• **Given request**: Drop the images; return everything else in the listing below exactly.

• **Stored data**:

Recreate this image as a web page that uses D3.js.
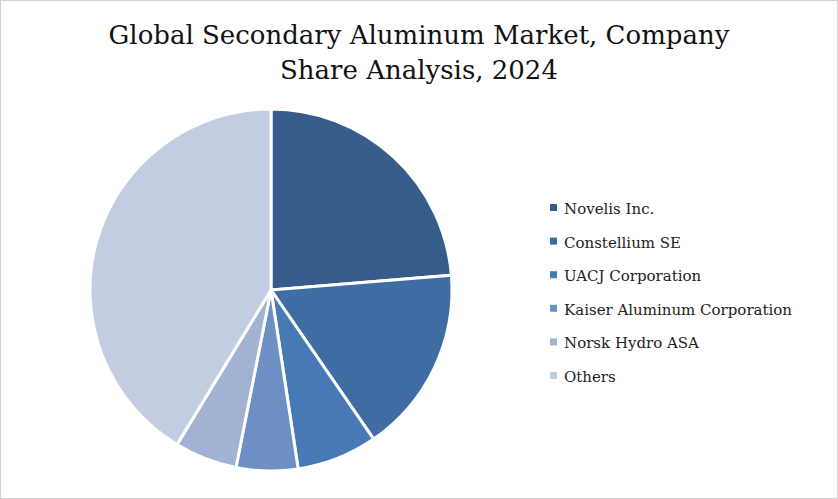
<!DOCTYPE html>
<html><head><meta charset="utf-8">
<script src="https://cdn.jsdelivr.net/npm/d3@7"></script>
<style>body{margin:0;background:#fff}</style></head>
<body><svg id="c" width="838" height="499"></svg>
<script>
const categories=["Novelis Inc.","Constellium SE","UACJ Corporation","Kaiser Aluminum Corporation","Norsk Hydro ASA","Others"];
const shares=[23.7,16.7,7.2,5.5,5.6,41.3];
const colors=["#375c8c","#3f6ca3","#4679b6","#6e8fc4","#a2b2d2","#c3cde1"];
const svg=d3.select("#c");
svg.append("rect").attr("x",0.5).attr("y",0.5).attr("width",837).attr("height",498).attr("fill","#fff").attr("stroke","#d0d0d0");
const t=svg.append("text").attr("text-anchor","middle").attr("font-family","DejaVu Serif, serif").attr("font-size",26).attr("fill","#111");
t.append("tspan").attr("x",419).attr("y",44).text("Global Secondary Aluminum Market, Company");
t.append("tspan").attr("x",419).attr("y",79).text("Share Analysis, 2024");
const pie=d3.pie().sort(null).value(d=>d);
const arc=d3.arc().innerRadius(0).outerRadius(181);
const g=svg.append("g").attr("transform","translate(271,290)");
g.selectAll("path").data(pie(shares)).join("path").attr("d",arc).attr("fill",(d,i)=>colors[i]).attr("stroke","#fff").attr("stroke-width",3);
const y=d3.scalePoint().domain(categories).range([208,376]);
const lg=svg.append("g");
lg.selectAll("rect").data(categories).join("rect").attr("x",550).attr("y",d=>y(d)-4).attr("width",7).attr("height",7).attr("fill",(d,i)=>colors[i]);
lg.selectAll("text").data(categories).join("text").attr("x",564).attr("y",d=>y(d)+6).attr("font-family","DejaVu Serif, serif").attr("font-size",15).attr("fill","#222").text(d=>d);
</script></body></html>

• **Result**:
Recreate this image as a web page that uses D3.js.
<!DOCTYPE html>
<html><head><meta charset="utf-8">
<script src="https://cdn.jsdelivr.net/npm/d3@7"></script>
<style>body{margin:0;background:#fff}</style></head>
<body><svg id="c" width="838" height="499"></svg>
<script>
const categories=["Novelis Inc.","Constellium SE","UACJ Corporation","Kaiser Aluminum Corporation","Norsk Hydro ASA","Others"];
const shares=[23.7,16.7,7.2,5.5,5.6,41.3];
const colors=["#375c8c","#3f6ca3","#4679b6","#6e8fc4","#a2b2d2","#c3cde1"];
const svg=d3.select("#c");
svg.append("rect").attr("x",0.5).attr("y",0.5).attr("width",837).attr("height",498).attr("fill","#fff").attr("stroke","#d0d0d0");
const t=svg.append("text").attr("text-anchor","middle").attr("font-family","DejaVu Serif, serif").attr("font-size",26).attr("fill","#111");
t.append("tspan").attr("x",419).attr("y",44).text("Global Secondary Aluminum Market, Company");
t.append("tspan").attr("x",419).attr("y",79).text("Share Analysis, 2024");
const pie=d3.pie().sort(null).value(d=>d);
const arc=d3.arc().innerRadius(0).outerRadius(181);
const g=svg.append("g").attr("transform","translate(271,290)");
g.selectAll("path").data(pie(shares)).join("path").attr("d",arc).attr("fill",(d,i)=>colors[i]).attr("stroke","#fff").attr("stroke-width",3);
const y=d3.scalePoint().domain(categories).range([208,376]);
const lg=svg.append("g");
lg.selectAll("rect").data(categories).join("rect").attr("x",550).attr("y",d=>y(d)-4).attr("width",7).attr("height",7).attr("fill",(d,i)=>colors[i]);
lg.selectAll("text").data(categories).join("text").attr("x",564).attr("y",d=>y(d)+6).attr("font-family","DejaVu Serif, serif").attr("font-size",15).attr("fill","#222").text(d=>d);
</script></body></html>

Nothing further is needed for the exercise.